Yes, and no. The weapons are needed, but right now we are in a rare situation where Russia actually does not have the capability to perform offensive operations in our neighbourhood thanks to the better part of the units normally stationed nearby being in Ukraine. If Finland is quick (because we might not be the only one who wants to top up our stocks) to call Saab and Raytheon and place orders for more NLAWs and Stingers respectively this could provide a good opportunity to rotate stocks (granted the current stocks probably have plenty of shelf life left, so it isn’t urgent from that perspective), and still be back at having a sizeable stocks of missiles by the time the Russian units are back from Ukraine and have recovered from their losses. Obviously, that would require more funds, but the weapons right now would certainly do more for Finnish security in Ukrainian hands than in Finnish depots. And as mentioned, we have a framework for buying anti-tank munitions jointly with Sweden, so this would fit in with the idea of using that very framework as expressed above.
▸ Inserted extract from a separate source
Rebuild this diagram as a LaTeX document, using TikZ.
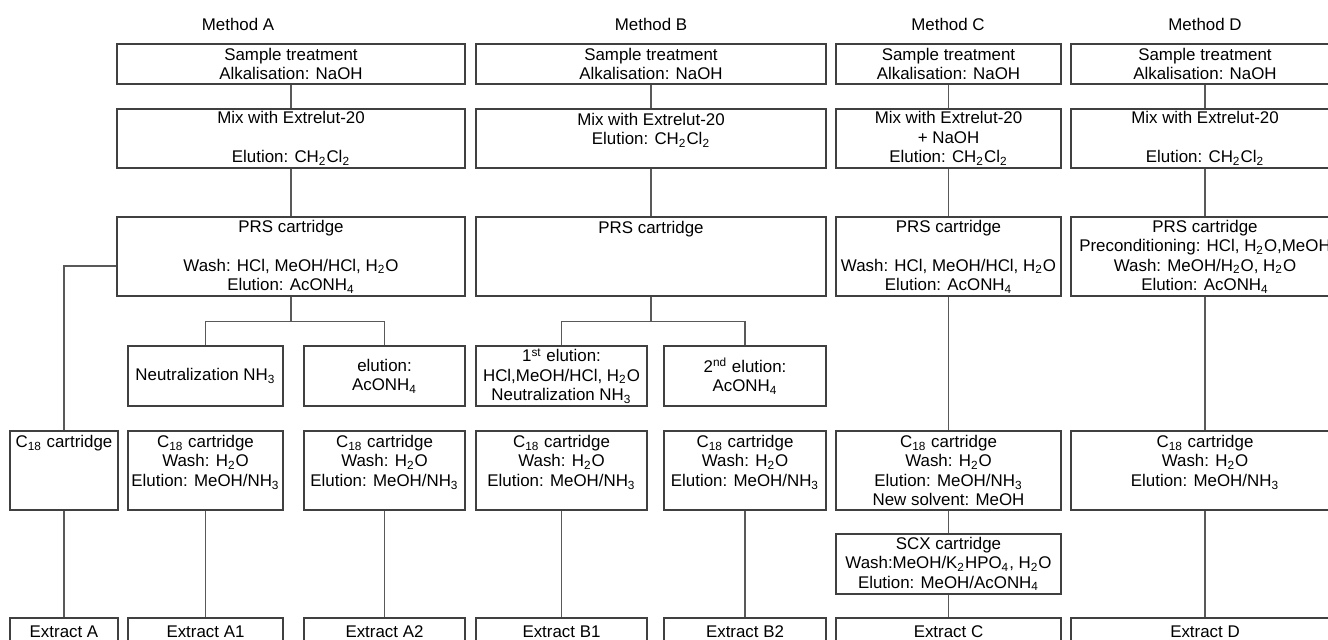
\documentclass[tikz,border=0pt]{standalone}
\usepackage{fontspec}
\setmainfont{Liberation Sans}
\usepackage{tikz}
\newcommand{\subs}[1]{\textsubscript{#1}}

\begin{document}
\begin{tikzpicture}[x=0.5pt,y=-0.5pt,font=\fontsize{8.45pt}{9.75pt}\selectfont,
  stepbox/.style={rectangle,draw=black!75,line width=0.75pt,fill=white,inner sep=0pt,align=center},
  link/.style={draw=black!65,line width=0.7pt},
  title/.style={inner sep=0pt},
  colA/.style={minimum width=174pt},colB/.style={minimum width=175pt},
  colC/.style={minimum width=112.5pt},colD/.style={minimum width=134pt},
  rowone/.style={minimum height=20pt},rowtwo/.style={minimum height=29.5pt},
  rowthree/.style={minimum height=39.5pt},rowfour/.style={minimum height=30pt},
  rowfive/.style={minimum height=39.5pt},rowsix/.style={minimum height=30pt},
  rowseven/.style={minimum height=14pt}]
\useasboundingbox (0,0) rectangle (1328,639);
\clip (0,0) rectangle (1328,639);

% method headers
\node[title] (hdA) at (238,24) {Method A};
\node[title] (hdB) at (651,24) {Method B};
\node[title] (hdC) at (948,24) {Method C};
\node[title] (hdD) at (1205,24) {Method D};

% sample treatment
\node[stepbox,colA,rowone] (trtA) at (291,64) {Sample treatment\\Alkalisation: NaOH};
\node[stepbox,colB,rowone] (trtB) at (651,64) {Sample treatment\\Alkalisation: NaOH};
\node[stepbox,colC,rowone] (trtC) at (948.5,64) {Sample treatment\\Alkalisation: NaOH};
\node[stepbox,colD,rowone] (trtD) at (1205,64) {Sample treatment\\Alkalisation: NaOH};

% extrelut
\node[stepbox,colA,rowtwo] (mixA) at (291,138.5) {Mix with Extrelut-20\\\mbox{}\\Elution: CH\subs{2}Cl\subs{2}};
\node[stepbox,colB,rowtwo] (mixB) at (651,138.5) {Mix with Extrelut-20\\Elution: CH\subs{2}Cl\subs{2}\\\mbox{}};
\node[stepbox,colC,rowtwo] (mixC) at (948.5,138.5) {Mix with Extrelut-20\\+ NaOH\\Elution: CH\subs{2}Cl\subs{2}};
\node[stepbox,colD,rowtwo] (mixD) at (1205,138.5) {Mix with Extrelut-20\\\mbox{}\\Elution: CH\subs{2}Cl\subs{2}};

% PRS cartridges
\node[stepbox,colA,rowthree] (prsA) at (291,256.5) {PRS cartridge\\\mbox{}\\Wash: HCl, MeOH/HCl, H\subs{2}O\\Elution: AcONH\subs{4}};
\node[stepbox,colB,rowthree] (prsB) at (651,256.5) {PRS cartridge\\\mbox{}\\\mbox{}\\\mbox{}};
\node[stepbox,colC,rowthree] (prsC) at (948.5,256.5) {PRS cartridge\\\mbox{}\\Wash: HCl, MeOH/HCl, H\subs{2}O\\Elution: AcONH\subs{4}};
\node[stepbox,colD,rowthree] (prsD) at (1205,256.5) {PRS cartridge\\Preconditioning: HCl, H\subs{2}O,MeOH\\Wash: MeOH/H\subs{2}O, H\subs{2}O\\Elution: AcONH\subs{4}};

% elution fractions
\node[stepbox,rowfour,minimum width=77.5pt] (neuA) at (205.5,376) {Neutralization NH\subs{3}};
\node[stepbox,rowfour,minimum width=80.5pt] (eluA) at (384.5,376) {elution:\\AcONH\subs{4}};
\node[stepbox,rowfour,minimum width=85.5pt] (eluBa) at (561.5,376) {1\textsuperscript{st} elution:\\HCl,MeOH/HCl, H\subs{2}O\\Neutralization NH\subs{3}};
\node[stepbox,rowfour,minimum width=81pt] (eluBb) at (745,376) {2\textsuperscript{nd} elution:\\AcONH\subs{4}};

% C18 cartridges
\node[stepbox,rowfive,minimum width=54pt] (c18A) at (64,470.5) {C\subs{18} cartridge\\\mbox{}\\\mbox{}\\\mbox{}};
\node[stepbox,rowfive,minimum width=77.5pt] (c18Aa) at (205.5,470.5) {C\subs{18} cartridge\\Wash: H\subs{2}O\\Elution: MeOH/NH\subs{3}\\\mbox{}};
\node[stepbox,rowfive,minimum width=80.5pt] (c18Ab) at (384.5,470.5) {C\subs{18} cartridge\\Wash: H\subs{2}O\\Elution: MeOH/NH\subs{3}\\\mbox{}};
\node[stepbox,rowfive,minimum width=85.5pt] (c18Ba) at (561.5,470.5) {C\subs{18} cartridge\\Wash: H\subs{2}O\\Elution: MeOH/NH\subs{3}\\\mbox{}};
\node[stepbox,rowfive,minimum width=81pt] (c18Bb) at (745,470.5) {C\subs{18} cartridge\\Wash: H\subs{2}O\\Elution: MeOH/NH\subs{3}\\\mbox{}};
\node[stepbox,colC,rowfive] (c18C) at (948.5,470.5) {C\subs{18} cartridge\\Wash: H\subs{2}O\\Elution: MeOH/NH\subs{3}\\New solvent: MeOH};
\node[stepbox,colD,rowfive] (c18D) at (1205,470.5) {C\subs{18} cartridge\\Wash: H\subs{2}O\\Elution: MeOH/NH\subs{3}\\\mbox{}};

% SCX
\node[stepbox,colC,rowsix] (scxC) at (948.5,564) {SCX cartridge\\Wash:MeOH/K\subs{2}HPO\subs{4}, H\subs{2}O\\Elution: MeOH/AcONH\subs{4}};

% extracts
\node[stepbox,rowseven,minimum width=54pt] (extA) at (64,632) {Extract A};
\node[stepbox,rowseven,minimum width=77.5pt] (extAa) at (205.5,632) {Extract A1};
\node[stepbox,rowseven,minimum width=80.5pt] (extAb) at (384.5,632) {Extract A2};
\node[stepbox,rowseven,minimum width=85.5pt] (extBa) at (561.5,632) {Extract B1};
\node[stepbox,rowseven,minimum width=81pt] (extBb) at (745,632) {Extract B2};
\node[stepbox,colC,rowseven] (extC) at (948.5,632) {Extract C};
\node[stepbox,colD,rowseven] (extD) at (1205,632) {Extract D};

% connectors
\draw[link] (trtA) -- (mixA);
\draw[link] (trtB) -- (mixB);
\draw[link] (trtC) -- (mixC);
\draw[link] (trtD) -- (mixD);
\draw[link] (mixA) -- (prsA);
\draw[link] (mixB) -- (prsB);
\draw[link] (mixC) -- (prsC);
\draw[link] (mixD) -- (prsD);
\draw[link] ([yshift=-4.75pt]prsA.west) -| (c18A.north);
\draw[link] (prsA.south) -- ++(0,25) coordinate (brA);
\draw[link] (neuA.north) |- (brA) -| (eluA.north);
\draw[link] (prsB.south) -- ++(0,25) coordinate (brB);
\draw[link] (eluBa.north) |- (brB) -| (eluBb.north);
\draw[link] (prsC) -- (c18C);
\draw[link] (prsD) -- (c18D);
\draw[link] (c18C) -- (scxC);
\draw[link] (scxC) -- (extC);
\draw[link] (c18A) -- (extA);
\draw[link] (c18Aa) -- (extAa);
\draw[link] (c18Ab) -- (extAb);
\draw[link] (c18Ba) -- (extBa);
\draw[link] (c18Bb) -- (extBb);
\draw[link] (c18D) -- (extD);
\end{tikzpicture}
\end{document}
At least one T-80BVM is not coming back to Pechenga. This is – cynical as it may sound – beneficial to Finnish national security. Illustration by Erik Gustavsson / Public Domain

We are back to political will. If the political leadership is ready to grab the opportunity and prepared to pay for the costs, it certainly is doable (though the scale depends on a number of factors, many of which are classified).

Nato

Yes, we should have joined NATO ages ago. Nothing has changed, besides there now being yet another data point that non-NATO countries get invaded by Russia more frequently than NATO-countries. Why we wouldn’t want to build our security together with or European and trans-atlantic partners is beyond my understanding, and anyone arguing for us being safe from Putin’s anger if we just keep calm has a rather more difficult time making that argument convincingly following this week (though in all honesty this was clear to anyone willing to look at the world and make a sober assessment already in 2008). The exact form and steps taken to join can be discussed, and I leave that to other.